Etika Digital Pendidik
Polemik Pagar Prigi Bojonegoro Merembet ke TikTok: Wartawan dan LSM Dituding 'Abal-abal'
KABUPATEN BOJONEGORO (Beritakeadilan.com, Jawa Timur)-Polemik terkait insiden penjebolan pagar di Desa Prigi, Kecamatan Kanor, Kabupaten Bojonegoro, kini meluas hingga platform media sosial TikTok. Insiden ini menarik perhatian banyak pengguna dan memicu perdebatan sengit dengan beragam pandangan di kolom komentar.
Kontroversi semakin memanas ketika diskusi di TikTok merambat pada tudingan yang mengarah kepada Lembaga Swadaya Masyarakat (LSM) dan pihak yang terlibat dalam pemberitaan. Beberapa akun secara terbuka melontarkan dugaan tanpa dasar jelas bahwa LSM atau wartawan yang meliput kasus tersebut merupakan pihak yang "abal-abal."
Salah satu akun yang menjadi sorotan adalah akun berinisial "JO". Akun ini mengunggah komentar yang mengandung kritik keras terhadap profesi tersebut.

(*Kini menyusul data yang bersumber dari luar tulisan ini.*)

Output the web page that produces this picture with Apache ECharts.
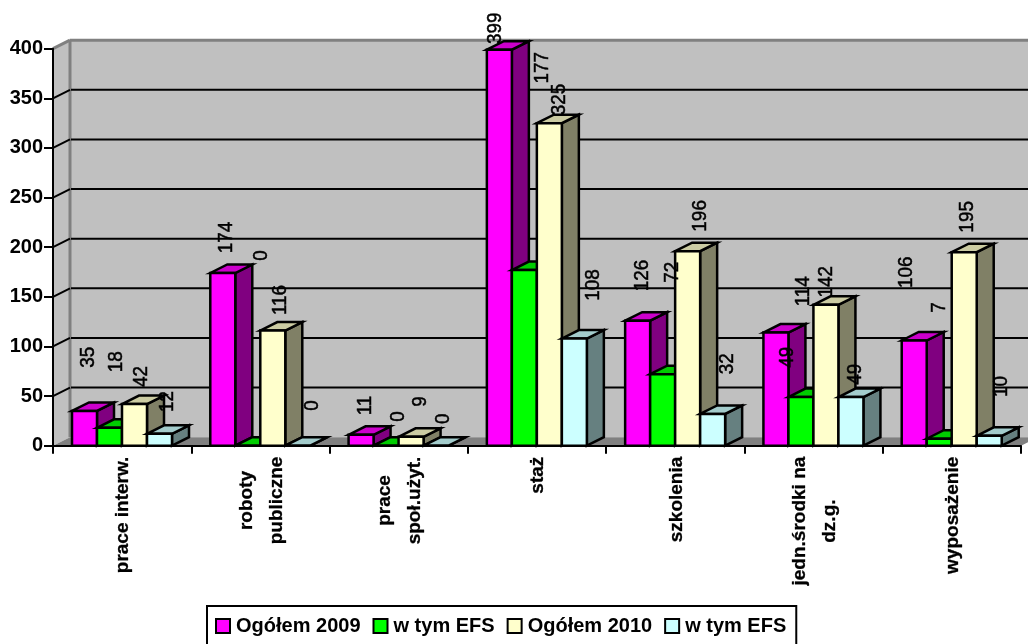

"Pancen LSM atau Wartawan Abal-abal tugase kur goleki kesalahane wong, anggep ae wong busuk aja LSM iku."
Dugaan yang beredar menyebutkan bahwa pemilik akun "JO" berprofesi sebagai seorang guru di salah satu Sekolah Dasar (SD) di Banaran, Kecamatan Babat, Kabupaten Lamongan. Jika dugaan ini benar, maka komentar tersebut menjadi sorotan tajam. Sebab, seorang pendidik diharapkan dapat menjadi teladan dalam memelihara etika berkomunikasi dan menggunakan bahasa yang patut di ruang publik, bukan justru melontarkan pernyataan yang diskriminatif.
Komentar yang diunggah oleh akun "JO" secara tidak langsung berpotensi memberikan dampak negatif dan merusak citra profesi jurnalis dan LSM secara kolektif di mata publik. Integritas dan marwah yang selama ini dibangun oleh para wartawan dan aktivis LSM berisiko terkikis akibat perilaku oknum yang bertindak tanpa mempertimbangkan dampak dan konsekuensi dari kata-katanya di media sosial.
Di sisi lain, terdapat pandangan yang kontras dan kembali menegaskan pentingnya penegakan hukum dan aturan dalam kasus ini. Akun "Jayadi Kangewijaya" memberikan komentarnya yang berfokus pada substansi masalah.
"Lha nginiki sing garai Indonesia rusak, wong perusakan kok dibiarkan," ujarnya, menekankan pentingnya prosedur yang benar dalam setiap persoalan.
Kasus ini tidak hanya menyoroti perihal insiden pagar di Prigi, tetapi juga menjadi refleksi bersama mengenai etika berinteraksi di media sosial, terutama bagi figur publik atau pendidik yang memiliki tanggung jawab moral sebagai panutan.